KALKASKA — Trouble followed the discovery of a handgun in a Kalkaska grocery store restroom, but not for a Michigan State Police trooper who left the fully loaded firearm atop a toilet paper dispenser.
A Fife Lake man who found the weapon, Timothy Alan Flanagan, 49, could face a 10-year prison sentence after authorities said he failed to report a gun he found inside the Kalkaska Family Fare supermarket.
State police spokeswoman Shanon Banner said an off-duty trooper from the Wayland Post in Allegan County used the restroom inside the supermarket on May 20 and accidentally left the gun behind. She said there was no disciplinary action taken in the case and the trooper remains on active duty.
“He certainly had to answer internally for what happened,” Banner said. “He did not face disciplinary action because it was determined to be human error. He didn’t attempt to hide it or cover it up. In this case as soon as the trooper realized he did not have the weapon, he made immediate contact with his commander.”
The Wayland post commander didn’t return a call for comment. A representative at the post referred all questions to Banner, who did not release the trooper’s name, citing union-negotiated protections.
Flanagan doesn’t think it’s fair he faces felony charges of larceny of a firearm and receiving and concealing a firearm while the trooper wasn’t punished, particularly considering the gun was left in a public restroom where a child potentially could find it.

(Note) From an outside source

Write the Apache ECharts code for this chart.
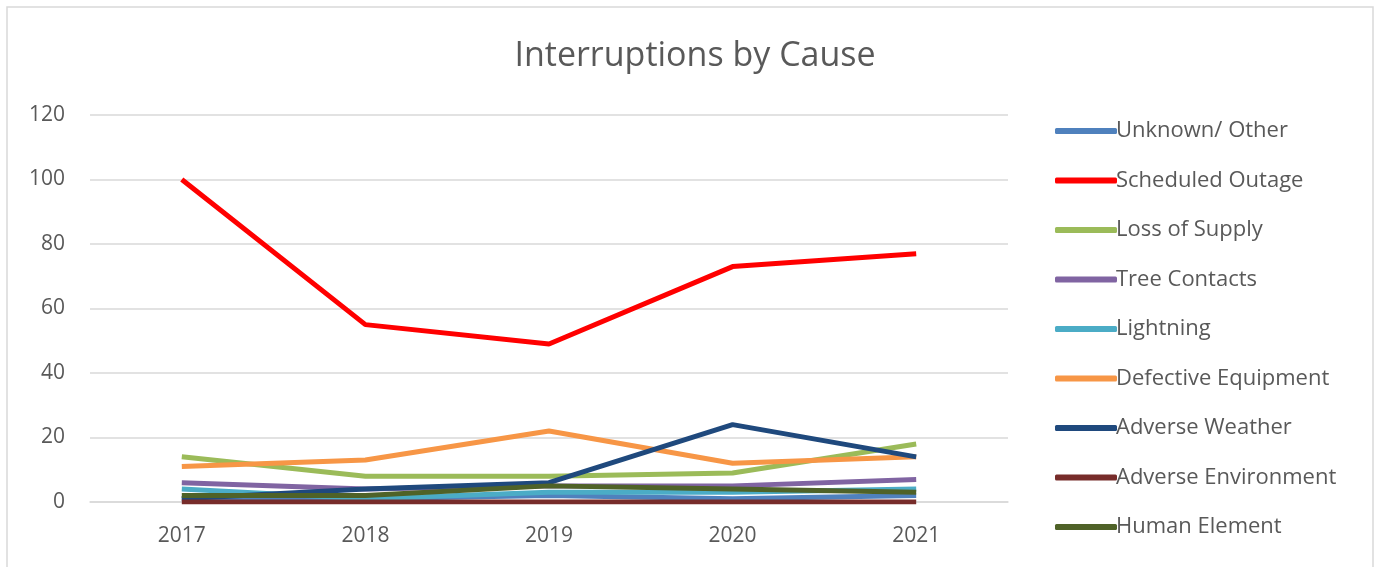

He said he initially thought the firearm was a toy or a starter pistol, but a closer look revealed it was the genuine article: a loaded, .357 Magnum Smith and Wesson handgun.

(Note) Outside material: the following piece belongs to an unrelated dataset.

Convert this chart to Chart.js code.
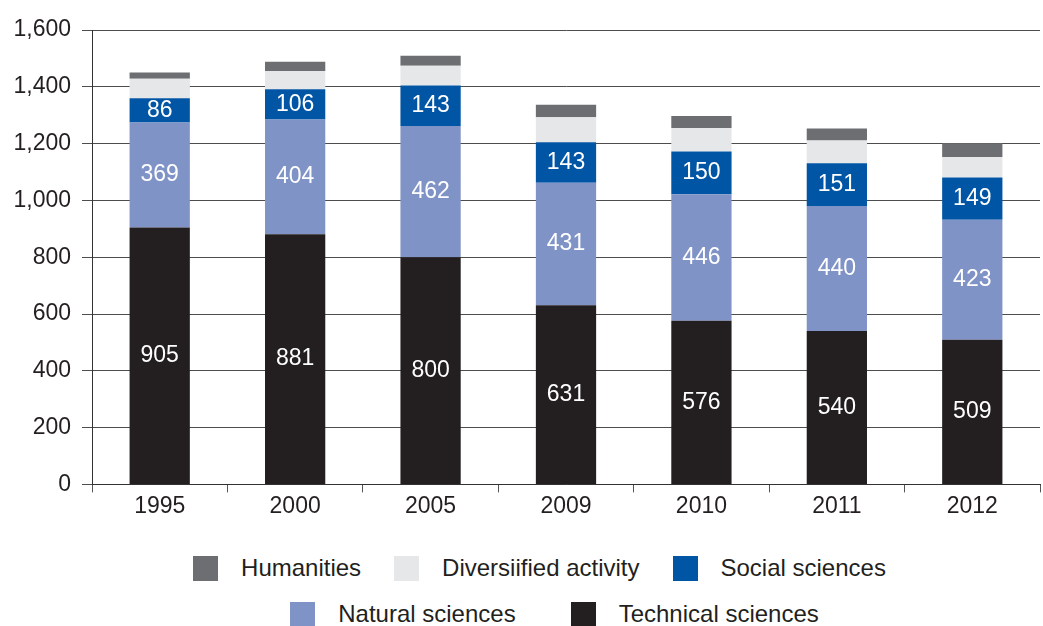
<!DOCTYPE html>
<html>
<head>
<meta charset="utf-8">
<script src="https://cdn.jsdelivr.net/npm/chart.js@4/dist/chart.umd.min.js"></script>
<style>
    body { margin: 0; background: white; font-family: "Liberation Sans", Arial, sans-serif; }
    #wrap { position: relative; width: 1043px; height: 626px; }
    #chartBox { position: absolute; left: 0; top: 0; width: 1043px; height: 540px; }
    #legend { position: absolute; left: 0; top: 540px; width: 1043px; }
    .row { display: flex; justify-content: center; height: 26px; align-items: center; }
    .item { display: flex; align-items: center; font-size: 24px; color: #231f20; }
    .box { width: 25px; height: 25px; margin-right: 23px; }
</style>
</head>
<body>
<div id="wrap">
    <div id="chartBox"><canvas id="scienceBar"></canvas></div>
    <div id="legend"></div>
</div>
<script>
const years = ['1995', '2000', '2005', '2009', '2010', '2011', '2012']
const technical = [905, 881, 800, 631, 576, 540, 509]
const natural = [369, 404, 462, 431, 446, 440, 423]
const social = [86, 106, 143, 143, 150, 151, 149]
const diversified = [68, 65, 69, 88, 83, 80, 72]
const humanities = [22, 32, 35, 44, 42, 42, 48]
const yTicks = [0, 200, 400, 600, 800, 1000, 1200, 1400, 1600]

window.addEventListener("load", (event) => {

    var ctx = document.getElementById('scienceBar')
    var font = { family: '"Liberation Sans", Arial, sans-serif', size: 23 }
    var ink = '#231f20'

    // white numbers in the middle of the labelled segments
    const segmentLabels = {
        id: 'segmentLabels',
        afterDatasetsDraw(chart) {
            const c = chart.ctx
            c.save()
            c.fillStyle = 'white'
            c.font = '23px "Liberation Sans", Arial, sans-serif'
            c.textAlign = 'center'
            c.textBaseline = 'middle'
            chart.data.datasets.forEach((ds, i) => {
                if (!ds.showValues) return
                chart.getDatasetMeta(i).data.forEach((bar, j) => {
                    const p = bar.getProps(['x', 'y', 'base'], true)
                    c.fillText(ds.data[j], p.x, (p.y + p.base) / 2)
                })
            })
            c.restore()
        }
    }

    const datasets = [
        { label: 'Technical sciences', data: technical, backgroundColor: '#231f20', showValues: true, row: 1 },
        { label: 'Natural sciences', data: natural, backgroundColor: '#8093c7', showValues: true, row: 1 },
        { label: 'Social sciences', data: social, backgroundColor: '#0055a5', showValues: true, row: 0 },
        { label: 'Diversiified activity', data: diversified, backgroundColor: '#e6e7e8', row: 0 },
        { label: 'Humanities', data: humanities, backgroundColor: '#6d6e71', row: 0 }
    ]

    new Chart(ctx, {
        type: 'bar',
        data: {
            labels: years,
            datasets: datasets
        },
        plugins: [segmentLabels],
        options: {
            responsive: true,
            maintainAspectRatio: false,
            animation: false,
            barPercentage: 0.445,
            categoryPercentage: 1,
            layout: {
                padding: { top: 30, right: 3, bottom: 20, left: 0 }
            },
            plugins: {
                legend: { display: false },
                tooltip: { enabled: false }
            },
            scales: {
                x: {
                    stacked: true,
                    offset: true,
                    grid: {
                        offset: true,
                        drawOnChartArea: false,
                        tickLength: 8,
                        color: '#555'
                    },
                    border: { color: '#333', width: 1 },
                    ticks: { color: ink, font: font, padding: 0 }
                },
                y: {
                    stacked: true,
                    min: 0,
                    max: 1600,
                    afterBuildTicks: (scale) => {
                        scale.ticks = yTicks.map(v => ({ value: v }))
                    },
                    afterFit: (scale) => {
                        scale.width = 92
                    },
                    grid: {
                        color: '#4d4d4d',
                        tickLength: 10,
                        lineWidth: 1
                    },
                    border: { color: '#333', width: 1 },
                    ticks: {
                        color: ink,
                        font: font,
                        padding: 11,
                        callback: (v) => v.toLocaleString('en-US')
                    }
                }
            }
        }
    })

    // legend in two rows, top of the stack first
    var legend = document.getElementById('legend')
    var rows = [document.createElement('div'), document.createElement('div')]
    rows[0].className = 'row'
    rows[1].className = 'row'
    rows[0].style.marginTop = '15px'
    rows[0].style.gap = '33px'
    rows[0].style.paddingLeft = '36px'
    rows[1].style.marginTop = '20px'
    rows[1].style.gap = '55px'
    rows[1].style.paddingLeft = '66px'
    datasets.slice().reverse().forEach(ds => {
        var item = document.createElement('div')
        item.className = 'item'
        var box = document.createElement('span')
        box.className = 'box'
        box.style.background = ds.backgroundColor
        item.appendChild(box)
        item.appendChild(document.createTextNode(ds.label))
        rows[ds.row].appendChild(item)
    })
    legend.appendChild(rows[0])
    legend.appendChild(rows[1])
});
</script>
</body>
</html>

“I knew it was a professional’s gun,” he said.
Flanagan said he brought the gun home with “all intentions” of calling police, but he feared repercussions as time passed so he left it locked in a shed on his property. He had the weapon for six weeks, then a family member told Kalkaska County sheriff’s deputies about the weapon on July 5.

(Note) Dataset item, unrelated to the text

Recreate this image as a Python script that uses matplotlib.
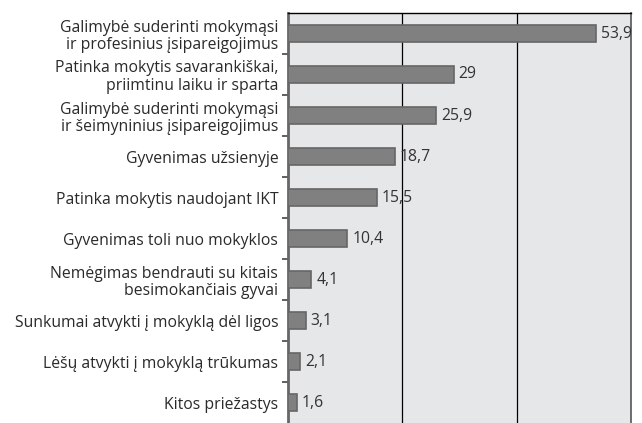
import matplotlib.pyplot as plt
import numpy as np

labels = [
    "Galimybė suderinti mokymąsi\nir profesinius įsipareigojimus",
    "Patinka mokytis savarankiškai,\npriimtinu laiku ir sparta",
    "Galimybė suderinti mokymąsi\nir šeimyninius įsipareigojimus",
    "Gyvenimas užsienyje",
    "Patinka mokytis naudojant IKT",
    "Gyvenimas toli nuo mokyklos",
    "Nemėgimas bendrauti su kitais\nbesimokančiais gyvai",
    "Sunkumai atvykti į mokyklą dėl ligos",
    "Lėšų atvykti į mokyklą trūkumas",
    "Kitos priežastys",
]
values = [53.9, 29, 25.9, 18.7, 15.5, 10.4, 4.1, 3.1, 2.1, 1.6]
value_text = ["53,9", "29", "25,9", "18,7", "15,5", "10,4", "4,1", "3,1", "2,1", "1,6"]

plt.rcParams['font.family'] = ['Open Sans', 'DejaVu Sans']

fig = plt.figure(figsize=(6.42, 4.23), dpi=100)
ax = fig.add_axes([288 / 642, 0, (631 - 288) / 642, (423 - 13) / 423])
ax.set_facecolor('#e6e7e9')

y = np.arange(len(values))
ax.barh(y, values, height=0.42, color='#808080', edgecolor='#666666', linewidth=1.2, zorder=3)

for yi, v, t in zip(y, values, value_text):
    ax.annotate(t, (v, yi), xytext=(3.5, 0), textcoords='offset points',
                va='center', ha='left', fontsize=11.3, color='#333333', zorder=4)

ax.set_xlim(0, 60)
ax.set_ylim(len(values) - 0.5, -0.5)
ax.set_xticks([20, 40])
ax.xaxis.grid(True, color='black', linewidth=0.9, zorder=1)
ax.tick_params(axis='x', length=0, labelbottom=False)

ax.set_yticks(y)
ax.set_yticklabels(labels, fontsize=11.3, color='#2a2a2a', linespacing=1.15)
ax.tick_params(axis='y', length=0, pad=7)
ax.set_yticks(np.arange(0.5, len(values) - 0.5, 1), minor=True)
ax.tick_params(axis='y', which='minor', length=4, width=1.2, color='#444444')

ax.spines['left'].set_color('#666666')
ax.spines['left'].set_linewidth(2)
ax.spines['top'].set_color('black')
ax.spines['top'].set_linewidth(1)
ax.spines['right'].set_color('#555555')
ax.spines['right'].set_linewidth(1.2)
ax.spines['bottom'].set_visible(False)

fig.savefig('out.png', dpi=100, facecolor='white')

“I did what I felt at the time was the smartest thing to do,” Flanagan said.
Flanagan said he never fired the gun and doesn’t own other firearms. He said in hindsight he should have locked the bathroom door and told the supermarket’s manager about the gun, but grew concerned after he touched the firearm.
“I should have done things a lot differently, but don’t feel should be criminally charged for keeping it safe,” he said. “I wasn’t hanging onto it as a toy or personal weapon.”
Kalkaska County Prosecutor Mike Perreault said Flanagan’s problems started when he took the gun and failed to report it.
“If you come across a firearm, the appropriate response is to report it,” Perreault said. “Same if you find a wallet on the sidewalk. You should report it.”
Traverse City defense attorney Gerald Chefalo isn’t involved with the case, but said the facts as presented by a Record-Eagle reporter raise several questions about the judgment of the individuals involved, especially Flanagan.
“He could have left it,” he said. “He could have not touched it and informed staff at store. (Instead) he put his hands on the weapon, removed it from the store and kept it safe”
“This obviously is not a shining moment for how to properly handle a loaded firearm,” he said of the unnamed trooper. “That has almost nothing to do with what the accused did here.”
Perreault said the fact a state trooper’s gun was involved in the case had nothing to do with how it was charged.
“It would be the same thing if he was walking through a grocery store and found somebody’s purse and took it and (hid) it in a closet for a month,” he said. “This isn’t a case of ‘finders keepers, losers weepers.’”
Flanagan’s defense attorney Thomas Seger didn’t return calls for comment. A jury trial in 46th Circuit Court is scheduled for Dec. 17.